Other goals of the revolution, like free speech, protection of religious minorities, and the advancement of women were either ignored or contradicted in the recently-approved Constitution. Though these goals were clearly not universally shared, they were important to the secular activists who were with the movement from its earliest days. Suffice it to say, the Egypt many had envisioned during those heady days has not materialized.
In some ways, the revolution could be viewed as Egypt acknowledging the country as it actually is. It now seems inarguable that the real Egypt is closer to the Brotherhood’s vision of a conservative, Islamic country than to the military’s violently-enforced conception of a secular, Arab nationalist state. The Brotherhood’s ascendancy might be seen as simply an acknowledgement of that truth.

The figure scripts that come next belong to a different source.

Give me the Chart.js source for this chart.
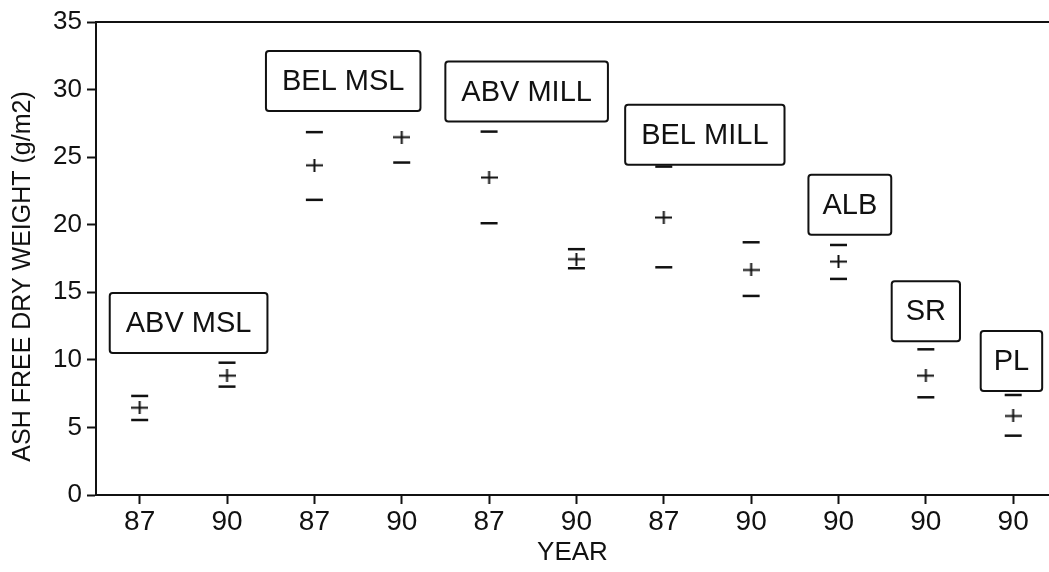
<!DOCTYPE html>
<html>
<head>
<meta charset="utf-8">
<script src="https://cdn.jsdelivr.net/npm/chart.js@4/dist/chart.umd.min.js"></script>
<style>
	body { margin: 0; background: #fff; }
	canvas { display: block; }
</style>
</head>
<body>
<canvas id="afdwChart" width="1049" height="572"></canvas>
<script>
const years = ['87', '90', '87', '90', '87', '90', '87', '90', '90', '90', '90'];
const meanVals = [6.46, 8.83, 24.4, 26.48, 23.49, 17.45, 20.53, 16.65, 17.27, 8.83, 5.85];
const upperVals = [7.33, 9.79, 26.85, 28.6, 26.89, 18.19, 24.3, 18.7, 18.5, 10.78, 7.4];
const lowerVals = [5.55, 8.02, 21.84, 24.6, 20.11, 16.78, 16.85, 14.73, 15.99, 7.23, 4.39];
const yTicks = [0, 5, 10, 15, 20, 25, 30, 35];

const sites = ['ABV MSL', 'BEL MSL', 'ABV MILL', 'BEL MILL', 'ALB', 'SR', 'PL'];
const siteX = [0.56, 2.33, 4.43, 6.47, 8.13, 9.0, 9.98];
const siteY = [12.73, 30.63, 29.85, 26.65, 21.47, 13.6, 9.92];
const sitePad = [16, 16, 16, 16, 14, 14, 13];

const ink = '#111';
const fontFam = '"Liberation Sans", Arial, Helvetica, sans-serif';

function makePlus() {
	const c = document.createElement('canvas');
	c.width = 17;
	c.height = 13;
	const g = c.getContext('2d');
	g.strokeStyle = ink;
	g.lineWidth = 2;
	g.beginPath();
	g.moveTo(0, 6.5); g.lineTo(17, 6.5);
	g.moveTo(8.5, 0); g.lineTo(8.5, 13);
	g.stroke();
	return c;
}
const plusMark = makePlus();

function toPoints(vals) {
	return vals.map((v, i) => { return { x: i, y: v } });
}

// boxes with site names, top border line and the y title
const sitePlugin = {
	id: 'sitePlugin',
	afterDatasetsDraw(chart) {
		const { ctx, chartArea } = chart;
		const xs = chart.scales.x, ys = chart.scales.y;
		ctx.save();
		ctx.strokeStyle = ink;
		ctx.lineWidth = 2;
		ctx.beginPath();
		ctx.moveTo(chartArea.left, chartArea.top);
		ctx.lineTo(chartArea.right, chartArea.top);
		ctx.stroke();

		ctx.font = '29px ' + fontFam;
		ctx.textAlign = 'center';
		ctx.textBaseline = 'middle';
		sites.forEach((name, i) => {
			const cx = xs.getPixelForValue(siteX[i]);
			const cy = ys.getPixelForValue(siteY[i]);
			const w = ctx.measureText(name).width + sitePad[i] * 2;
			const h = 60;
			ctx.beginPath();
			ctx.roundRect(cx - w / 2, cy - h / 2, w, h, 3);
			ctx.fillStyle = '#fff';
			ctx.fill();
			ctx.lineWidth = 2;
			ctx.stroke();
			ctx.fillStyle = ink;
			ctx.fillText(name, cx, cy + 1);
		});

		ctx.translate(23, (chartArea.top + chartArea.bottom) / 2 + 18);
		ctx.rotate(-Math.PI / 2);
		ctx.font = '25px ' + fontFam;
		ctx.fillText('ASH FREE DRY WEIGHT (g/m2)', 0, 0);
		ctx.restore();
	}
};

const chartEle = document.getElementById('afdwChart');
var afdwChart = new Chart(chartEle, {
	type: 'scatter',
	data: {
		datasets: [{
			label: 'upper',
			data: toPoints(upperVals),
			pointStyle: 'line',
			radius: 8.5,
			borderColor: ink,
			borderWidth: 2.5
		}, {
			label: 'mean',
			data: toPoints(meanVals),
			pointStyle: plusMark,
			borderColor: ink
		}, {
			label: 'lower',
			data: toPoints(lowerVals),
			pointStyle: 'line',
			radius: 8.5,
			borderColor: ink,
			borderWidth: 2.5
		}]
	},
	options: {
		responsive: false,
		animation: false,
		layout: { autoPadding: false, padding: { top: 22, right: 0, left: 0, bottom: 0 } },
		plugins: {
			legend: { display: false },
			tooltip: { enabled: false }
		},
		scales: {
			x: {
				type: 'linear',
				min: -0.5,
				max: 10.41,
				afterBuildTicks: s => { s.ticks = years.map((_, i) => { return { value: i } }) },
				afterFit: s => { s.height = 77; s.paddingLeft = 0; s.paddingRight = 0 },
				ticks: {
					callback: v => years[v],
					color: ink,
					font: { size: 28, family: fontFam },
					padding: 1,
					maxRotation: 0
				},
				grid: { drawOnChartArea: false, tickLength: 9, tickColor: ink, tickWidth: 2 },
				border: { color: ink, width: 2 },
				title: {
					display: true,
					text: 'YEAR',
					color: ink,
					font: { size: 26, family: fontFam },
					padding: { top: 0, bottom: 4 }
				}
			},
			y: {
				min: 0,
				max: 35,
				afterBuildTicks: s => { s.ticks = yTicks.map(v => { return { value: v } }) },
				afterFit: s => { s.width = 96 },
				ticks: {
					color: ink,
					font: { size: 26, family: fontFam },
					padding: 5
				},
				grid: { drawOnChartArea: false, tickLength: 9, tickColor: ink, tickWidth: 2 },
				border: { color: ink, width: 2 }
			}
		}
	},
	plugins: [sitePlugin]
});
</script>
</body>
</html>
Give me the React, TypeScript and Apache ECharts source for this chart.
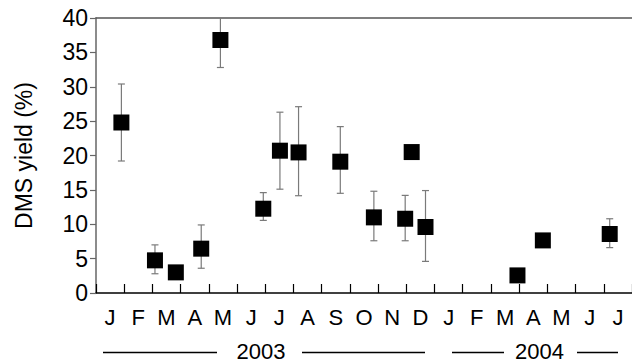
import React, { useEffect, useRef } from "react";
import * as echarts from "echarts";

// Sampling dates, in months since 1 Jan 2003
const monthPos = [0.9, 2.09, 2.83, 3.73, 4.41, 5.93, 6.52, 7.18, 8.66, 9.85, 10.96, 11.19, 11.68, 14.94, 15.84, 18.21];
// Mean DMS yield (%)
const yieldMean = [24.8, 4.75, 3.0, 6.45, 36.8, 12.26, 20.7, 20.45, 19.1, 11.0, 10.8, 20.5, 9.6, 2.56, 7.65, 8.58];
// Error bar limits (null where no bar is drawn)
const errLow: (number | null)[] = [19.2, 2.8, null, 3.6, 32.8, 10.56, 15.1, 14.15, 14.5, 7.6, 7.6, null, 4.6, null, null, 6.6];
const errHigh: (number | null)[] = [30.4, 7.0, null, 9.9, 41, 14.6, 26.3, 27.1, 24.2, 14.8, 14.2, null, 14.9, null, null, 10.8];

const monthLabels = ["J", "F", "M", "A", "M", "J", "J", "A", "S", "O", "N", "D", "J", "F", "M", "A", "M", "J", "J"];
const yTicks = { min: 0, max: 40, interval: 5 };

const FONT = "Liberation Sans, Arial, Helvetica, sans-serif";

export default function App() {
  const ref = useRef<HTMLDivElement>(null);

  useEffect(() => {
    document.body.style.margin = "0";
    if (!ref.current) return;
    const chart = echarts.init(ref.current, undefined, { renderer: "svg" });

    const points = monthPos.map((x, i) => [x, yieldMean[i]]);
    const bars = monthPos
      .map((x, i) => [x, errLow[i], errHigh[i]])
      .filter((d) => d[1] !== null && d[2] !== null);

    const yearText = (text: string, x: number) => ({
      type: "text",
      x,
      y: 351,
      style: {
        text,
        fontSize: 22,
        lineHeight: 20,
        fontFamily: FONT,
        fill: "#000",
        textAlign: "center",
        textVerticalAlign: "middle",
      },
    });
    const yearLine = (x1: number, x2: number) => ({
      type: "line",
      shape: { x1, y1: 352.5, x2, y2: 352.5 },
      style: { stroke: "#000", lineWidth: 1.5 },
    });

    chart.setOption({
      animation: false,
      textStyle: { fontFamily: FONT },
      grid: { left: 96, top: 18, height: 275, width: 541.5 },
      xAxis: [
        {
          type: "value",
          min: 0,
          max: monthLabels.length,
          interval: 1,
          axisLine: { show: true, lineStyle: { color: "#000", width: 1.5 } },
          axisTick: { show: true, inside: true, length: 9, lineStyle: { color: "#000", width: 1.2 } },
          axisLabel: { show: false },
          splitLine: { show: false },
        },
        {
          type: "category",
          data: monthLabels,
          boundaryGap: true,
          position: "bottom",
          axisLine: { show: false },
          axisTick: { show: false },
          axisLabel: { color: "#000", fontSize: 22, fontFamily: FONT, margin: 13, interval: 0 },
        },
        {
          type: "value",
          position: "top",
          min: 0,
          max: monthLabels.length,
          axisLine: { show: true, lineStyle: { color: "#555", width: 1.5 } },
          axisTick: { show: false },
          axisLabel: { show: false },
          splitLine: { show: false },
        },
      ],
      yAxis: {
        type: "value",
        min: yTicks.min,
        max: yTicks.max,
        interval: yTicks.interval,
        name: "DMS yield (%)",
        nameLocation: "middle",
        nameGap: 61,
        nameTextStyle: { color: "#000", fontSize: 23, fontFamily: FONT },
        axisLine: { show: true, lineStyle: { color: "#666", width: 1.5 } },
        axisTick: { show: true, length: 6, lineStyle: { color: "#666", width: 1.2 } },
        axisLabel: { color: "#000", fontSize: 23, fontFamily: FONT, margin: 8 },
        splitLine: { show: false },
      },
      series: [
        {
          type: "custom",
          xAxisIndex: 0,
          data: bars,
          renderItem: (params: any, api: any) => {
            const x = api.value(0);
            const lo = api.value(1);
            let hi = api.value(2);
            const clipped = hi > yTicks.max;
            if (clipped) hi = yTicks.max;
            const pLo = api.coord([x, lo]);
            const pHi = api.coord([x, hi]);
            const cap = 3.5;
            const style = { stroke: "#7a7a7a", lineWidth: 1.2 };
            const children: any[] = [
              { type: "line", shape: { x1: pLo[0], y1: pLo[1], x2: pHi[0], y2: pHi[1] }, style },
              { type: "line", shape: { x1: pLo[0] - cap, y1: pLo[1], x2: pLo[0] + cap, y2: pLo[1] }, style },
            ];
            if (!clipped) {
              children.push({ type: "line", shape: { x1: pHi[0] - cap, y1: pHi[1], x2: pHi[0] + cap, y2: pHi[1] }, style });
            }
            return { type: "group", children };
          },
          z: 2,
        },
        {
          type: "scatter",
          xAxisIndex: 0,
          data: points,
          symbol: "rect",
          symbolSize: 16,
          itemStyle: { color: "#000", opacity: 1 },
          z: 3,
        },
      ],
      graphic: [
        yearLine(103, 217),
        yearText("2003", 261),
        yearLine(302, 425),
        yearLine(452, 504),
        yearText("2004", 539.5),
        yearLine(577, 618),
      ],
    });

    return () => chart.dispose();
  }, []);

  return <div ref={ref} style={{ width: 632, height: 363 }} />;
}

Still, for those of us with hopes for a more pluralistic and open Egypt, all is not lost. There are signs that secular forces are finally unifying, an important development that may increase their ability to push back against the Brotherhood’s overreach. More broadly, the revolution’s example has energized Egyptian politics in a way that will make it impossible for the country to return to a Mubarak-style dictatorship. More work remains to be done, but Egyptians have much to be thankful for two years later.